### THE PROBLEM
Output the full listing below exactly, without the pictures.

### Recorded data
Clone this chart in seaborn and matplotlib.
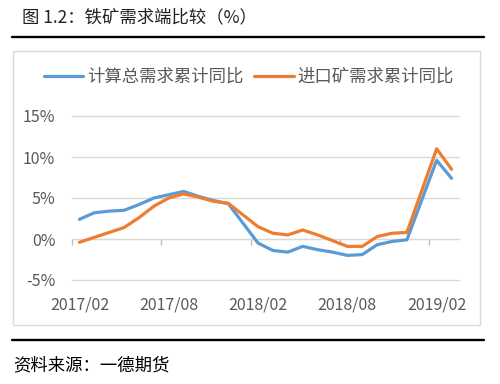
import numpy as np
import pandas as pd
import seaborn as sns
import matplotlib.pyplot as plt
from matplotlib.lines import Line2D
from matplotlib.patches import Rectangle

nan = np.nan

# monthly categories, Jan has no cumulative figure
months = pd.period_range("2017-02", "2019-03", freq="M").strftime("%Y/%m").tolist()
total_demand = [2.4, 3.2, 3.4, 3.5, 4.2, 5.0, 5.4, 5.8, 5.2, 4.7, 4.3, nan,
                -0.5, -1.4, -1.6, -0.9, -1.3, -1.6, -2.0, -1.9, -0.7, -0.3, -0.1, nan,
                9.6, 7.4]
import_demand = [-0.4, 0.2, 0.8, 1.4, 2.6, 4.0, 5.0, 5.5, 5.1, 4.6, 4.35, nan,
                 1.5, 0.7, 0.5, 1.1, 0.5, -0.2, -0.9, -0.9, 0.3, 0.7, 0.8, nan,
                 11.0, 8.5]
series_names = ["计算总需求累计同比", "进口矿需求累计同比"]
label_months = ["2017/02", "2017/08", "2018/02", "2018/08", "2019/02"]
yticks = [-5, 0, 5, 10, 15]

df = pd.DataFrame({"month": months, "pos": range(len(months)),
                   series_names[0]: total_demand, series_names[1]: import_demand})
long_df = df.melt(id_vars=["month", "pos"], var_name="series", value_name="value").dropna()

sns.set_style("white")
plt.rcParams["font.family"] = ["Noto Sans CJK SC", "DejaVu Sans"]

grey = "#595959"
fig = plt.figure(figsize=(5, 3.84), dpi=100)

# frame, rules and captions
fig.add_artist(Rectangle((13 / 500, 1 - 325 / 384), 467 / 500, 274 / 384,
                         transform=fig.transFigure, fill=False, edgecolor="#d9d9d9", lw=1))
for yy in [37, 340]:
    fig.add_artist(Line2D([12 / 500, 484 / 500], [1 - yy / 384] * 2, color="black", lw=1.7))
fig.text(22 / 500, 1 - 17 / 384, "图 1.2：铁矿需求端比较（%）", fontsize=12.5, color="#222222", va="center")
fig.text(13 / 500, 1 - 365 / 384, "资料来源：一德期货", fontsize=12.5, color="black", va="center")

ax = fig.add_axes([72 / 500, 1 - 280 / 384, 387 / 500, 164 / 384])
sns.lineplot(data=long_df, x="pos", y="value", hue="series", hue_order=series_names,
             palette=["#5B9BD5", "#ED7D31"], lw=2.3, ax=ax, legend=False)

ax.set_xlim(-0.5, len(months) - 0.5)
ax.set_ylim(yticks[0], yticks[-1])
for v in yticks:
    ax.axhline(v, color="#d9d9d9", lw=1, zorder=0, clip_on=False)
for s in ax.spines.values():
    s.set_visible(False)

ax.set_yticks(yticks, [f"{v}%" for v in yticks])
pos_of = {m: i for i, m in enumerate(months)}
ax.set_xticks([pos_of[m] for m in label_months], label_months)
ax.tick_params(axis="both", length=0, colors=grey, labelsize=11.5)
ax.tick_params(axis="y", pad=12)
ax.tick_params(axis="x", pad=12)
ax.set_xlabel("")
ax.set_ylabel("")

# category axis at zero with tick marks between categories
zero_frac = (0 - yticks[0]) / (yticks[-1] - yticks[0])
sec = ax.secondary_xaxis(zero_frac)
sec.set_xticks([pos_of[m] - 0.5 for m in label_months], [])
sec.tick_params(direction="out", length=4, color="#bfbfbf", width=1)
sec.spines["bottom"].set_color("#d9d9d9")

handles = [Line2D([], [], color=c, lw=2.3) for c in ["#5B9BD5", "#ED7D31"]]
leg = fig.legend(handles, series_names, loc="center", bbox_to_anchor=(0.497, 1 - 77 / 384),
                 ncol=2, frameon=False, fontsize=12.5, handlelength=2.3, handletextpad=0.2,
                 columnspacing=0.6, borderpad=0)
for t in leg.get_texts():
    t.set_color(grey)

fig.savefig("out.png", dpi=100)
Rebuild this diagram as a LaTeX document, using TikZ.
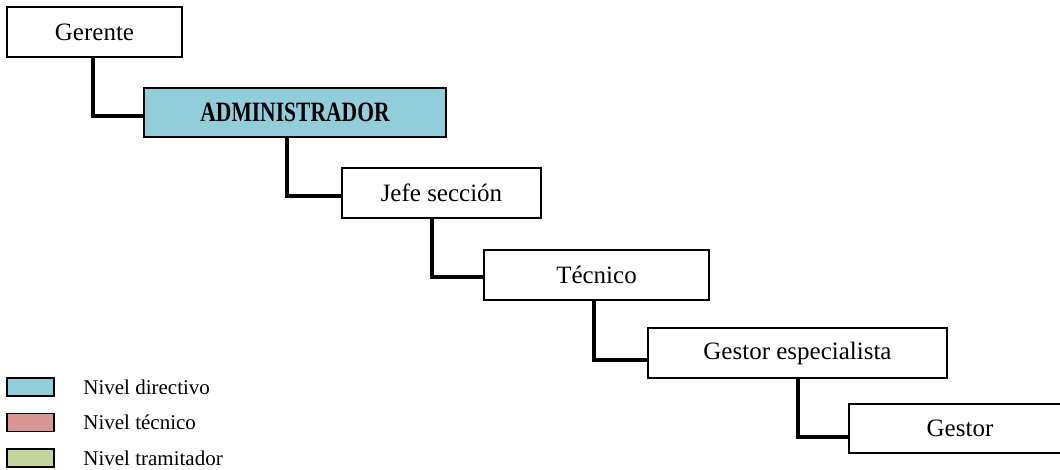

### PROBLEM SOLUTION
Clone this chart in seaborn and matplotlib.
import numpy as np
import pandas as pd
import seaborn as sns
import matplotlib.pyplot as plt
from matplotlib.lines import Line2D
from matplotlib.patches import Rectangle

nan = np.nan

# monthly categories, Jan has no cumulative figure
months = pd.period_range("2017-02", "2019-03", freq="M").strftime("%Y/%m").tolist()
total_demand = [2.4, 3.2, 3.4, 3.5, 4.2, 5.0, 5.4, 5.8, 5.2, 4.7, 4.3, nan,
                -0.5, -1.4, -1.6, -0.9, -1.3, -1.6, -2.0, -1.9, -0.7, -0.3, -0.1, nan,
                9.6, 7.4]
import_demand = [-0.4, 0.2, 0.8, 1.4, 2.6, 4.0, 5.0, 5.5, 5.1, 4.6, 4.35, nan,
                 1.5, 0.7, 0.5, 1.1, 0.5, -0.2, -0.9, -0.9, 0.3, 0.7, 0.8, nan,
                 11.0, 8.5]
series_names = ["计算总需求累计同比", "进口矿需求累计同比"]
label_months = ["2017/02", "2017/08", "2018/02", "2018/08", "2019/02"]
yticks = [-5, 0, 5, 10, 15]

df = pd.DataFrame({"month": months, "pos": range(len(months)),
                   series_names[0]: total_demand, series_names[1]: import_demand})
long_df = df.melt(id_vars=["month", "pos"], var_name="series", value_name="value").dropna()

sns.set_style("white")
plt.rcParams["font.family"] = ["Noto Sans CJK SC", "DejaVu Sans"]

grey = "#595959"
fig = plt.figure(figsize=(5, 3.84), dpi=100)

# frame, rules and captions
fig.add_artist(Rectangle((13 / 500, 1 - 325 / 384), 467 / 500, 274 / 384,
                         transform=fig.transFigure, fill=False, edgecolor="#d9d9d9", lw=1))
for yy in [37, 340]:
    fig.add_artist(Line2D([12 / 500, 484 / 500], [1 - yy / 384] * 2, color="black", lw=1.7))
fig.text(22 / 500, 1 - 17 / 384, "图 1.2：铁矿需求端比较（%）", fontsize=12.5, color="#222222", va="center")
fig.text(13 / 500, 1 - 365 / 384, "资料来源：一德期货", fontsize=12.5, color="black", va="center")

ax = fig.add_axes([72 / 500, 1 - 280 / 384, 387 / 500, 164 / 384])
sns.lineplot(data=long_df, x="pos", y="value", hue="series", hue_order=series_names,
             palette=["#5B9BD5", "#ED7D31"], lw=2.3, ax=ax, legend=False)

ax.set_xlim(-0.5, len(months) - 0.5)
ax.set_ylim(yticks[0], yticks[-1])
for v in yticks:
    ax.axhline(v, color="#d9d9d9", lw=1, zorder=0, clip_on=False)
for s in ax.spines.values():
    s.set_visible(False)

ax.set_yticks(yticks, [f"{v}%" for v in yticks])
pos_of = {m: i for i, m in enumerate(months)}
ax.set_xticks([pos_of[m] for m in label_months], label_months)
ax.tick_params(axis="both", length=0, colors=grey, labelsize=11.5)
ax.tick_params(axis="y", pad=12)
ax.tick_params(axis="x", pad=12)
ax.set_xlabel("")
ax.set_ylabel("")

# category axis at zero with tick marks between categories
zero_frac = (0 - yticks[0]) / (yticks[-1] - yticks[0])
sec = ax.secondary_xaxis(zero_frac)
sec.set_xticks([pos_of[m] - 0.5 for m in label_months], [])
sec.tick_params(direction="out", length=4, color="#bfbfbf", width=1)
sec.spines["bottom"].set_color("#d9d9d9")

handles = [Line2D([], [], color=c, lw=2.3) for c in ["#5B9BD5", "#ED7D31"]]
leg = fig.legend(handles, series_names, loc="center", bbox_to_anchor=(0.497, 1 - 77 / 384),
                 ncol=2, frameon=False, fontsize=12.5, handlelength=2.3, handletextpad=0.2,
                 columnspacing=0.6, borderpad=0)
for t in leg.get_texts():
    t.set_color(grey)

fig.savefig("out.png", dpi=100)
Rebuild this diagram as a LaTeX document, using TikZ.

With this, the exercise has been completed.